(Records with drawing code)
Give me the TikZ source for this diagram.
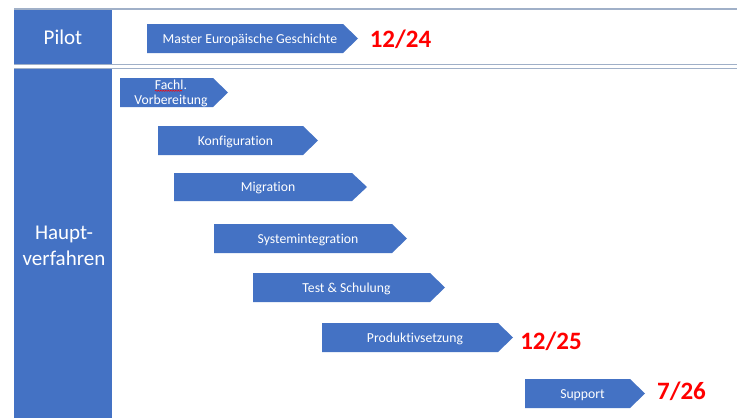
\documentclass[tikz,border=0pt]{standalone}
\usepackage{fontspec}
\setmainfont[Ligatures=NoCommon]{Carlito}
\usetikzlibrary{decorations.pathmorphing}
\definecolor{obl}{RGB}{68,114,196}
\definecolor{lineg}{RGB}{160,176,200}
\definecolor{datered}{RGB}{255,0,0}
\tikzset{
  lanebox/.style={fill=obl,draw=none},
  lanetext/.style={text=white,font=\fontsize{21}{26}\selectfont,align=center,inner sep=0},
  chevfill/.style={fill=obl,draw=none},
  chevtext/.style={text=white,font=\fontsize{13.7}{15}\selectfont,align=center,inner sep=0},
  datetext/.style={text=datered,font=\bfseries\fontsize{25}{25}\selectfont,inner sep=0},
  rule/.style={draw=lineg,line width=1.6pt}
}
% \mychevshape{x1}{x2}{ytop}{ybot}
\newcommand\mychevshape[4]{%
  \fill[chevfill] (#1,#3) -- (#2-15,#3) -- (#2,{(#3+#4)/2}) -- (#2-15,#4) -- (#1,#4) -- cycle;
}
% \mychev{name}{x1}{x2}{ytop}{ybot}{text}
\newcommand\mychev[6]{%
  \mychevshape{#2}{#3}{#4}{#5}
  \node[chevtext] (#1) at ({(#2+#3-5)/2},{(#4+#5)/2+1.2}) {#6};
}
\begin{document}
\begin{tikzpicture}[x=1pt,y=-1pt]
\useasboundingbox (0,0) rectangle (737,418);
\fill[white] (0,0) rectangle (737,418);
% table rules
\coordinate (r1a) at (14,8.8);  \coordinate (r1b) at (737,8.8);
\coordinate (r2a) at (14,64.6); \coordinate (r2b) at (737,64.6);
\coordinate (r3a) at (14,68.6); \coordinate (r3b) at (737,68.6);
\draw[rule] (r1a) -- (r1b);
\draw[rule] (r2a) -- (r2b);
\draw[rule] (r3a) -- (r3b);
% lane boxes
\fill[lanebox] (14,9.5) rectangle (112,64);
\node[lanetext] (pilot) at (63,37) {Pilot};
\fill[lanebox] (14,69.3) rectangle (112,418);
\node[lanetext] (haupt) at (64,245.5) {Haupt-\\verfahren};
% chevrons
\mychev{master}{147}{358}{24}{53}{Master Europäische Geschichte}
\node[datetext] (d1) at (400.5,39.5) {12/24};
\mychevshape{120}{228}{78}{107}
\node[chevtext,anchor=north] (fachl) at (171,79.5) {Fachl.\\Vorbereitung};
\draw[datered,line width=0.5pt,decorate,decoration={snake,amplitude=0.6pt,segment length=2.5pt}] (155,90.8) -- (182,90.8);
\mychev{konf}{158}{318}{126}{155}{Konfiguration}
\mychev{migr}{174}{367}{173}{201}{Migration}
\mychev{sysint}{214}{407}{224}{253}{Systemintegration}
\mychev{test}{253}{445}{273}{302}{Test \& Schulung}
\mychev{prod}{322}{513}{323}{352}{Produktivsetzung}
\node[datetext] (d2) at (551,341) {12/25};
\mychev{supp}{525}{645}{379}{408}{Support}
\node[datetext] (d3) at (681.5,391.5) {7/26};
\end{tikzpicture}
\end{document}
...
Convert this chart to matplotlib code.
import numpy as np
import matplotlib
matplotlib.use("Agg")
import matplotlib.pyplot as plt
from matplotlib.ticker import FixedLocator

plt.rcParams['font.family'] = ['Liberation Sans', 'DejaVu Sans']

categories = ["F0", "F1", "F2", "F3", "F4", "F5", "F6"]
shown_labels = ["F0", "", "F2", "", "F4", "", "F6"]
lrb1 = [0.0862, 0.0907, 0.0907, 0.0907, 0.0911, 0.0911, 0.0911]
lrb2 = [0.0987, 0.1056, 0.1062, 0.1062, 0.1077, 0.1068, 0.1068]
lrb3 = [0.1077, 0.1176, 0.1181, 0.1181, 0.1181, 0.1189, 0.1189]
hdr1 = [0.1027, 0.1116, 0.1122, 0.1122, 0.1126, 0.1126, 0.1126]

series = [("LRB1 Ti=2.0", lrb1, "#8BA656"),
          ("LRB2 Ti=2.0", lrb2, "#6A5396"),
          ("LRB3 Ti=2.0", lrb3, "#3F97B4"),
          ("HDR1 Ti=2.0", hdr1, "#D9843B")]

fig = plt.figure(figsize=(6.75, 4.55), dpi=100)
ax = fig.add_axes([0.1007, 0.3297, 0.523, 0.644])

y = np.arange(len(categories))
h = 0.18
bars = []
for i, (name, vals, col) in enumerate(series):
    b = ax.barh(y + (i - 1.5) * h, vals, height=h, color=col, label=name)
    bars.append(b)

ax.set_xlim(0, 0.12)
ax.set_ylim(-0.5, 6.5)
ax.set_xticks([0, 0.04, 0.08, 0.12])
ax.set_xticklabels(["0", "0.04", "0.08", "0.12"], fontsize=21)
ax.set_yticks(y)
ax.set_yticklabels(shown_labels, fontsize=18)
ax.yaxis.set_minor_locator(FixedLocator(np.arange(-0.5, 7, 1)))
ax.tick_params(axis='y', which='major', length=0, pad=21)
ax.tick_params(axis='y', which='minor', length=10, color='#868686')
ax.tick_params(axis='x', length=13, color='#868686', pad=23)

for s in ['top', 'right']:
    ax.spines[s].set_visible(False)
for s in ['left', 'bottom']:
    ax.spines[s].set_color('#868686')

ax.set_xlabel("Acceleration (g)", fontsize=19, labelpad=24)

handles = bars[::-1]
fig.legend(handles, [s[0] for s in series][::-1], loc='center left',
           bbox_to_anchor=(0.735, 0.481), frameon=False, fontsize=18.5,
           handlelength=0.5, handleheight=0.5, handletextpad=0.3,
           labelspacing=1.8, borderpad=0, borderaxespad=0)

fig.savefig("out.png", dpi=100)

▶ _OBJECTIVE_: Return every line from the records above that holds the word "matplotlib".

▶ _EXERCISE OUTPUT_:
Convert this chart to matplotlib code.
import matplotlib
matplotlib.use("Agg")
import matplotlib.pyplot as plt
from matplotlib.ticker import FixedLocator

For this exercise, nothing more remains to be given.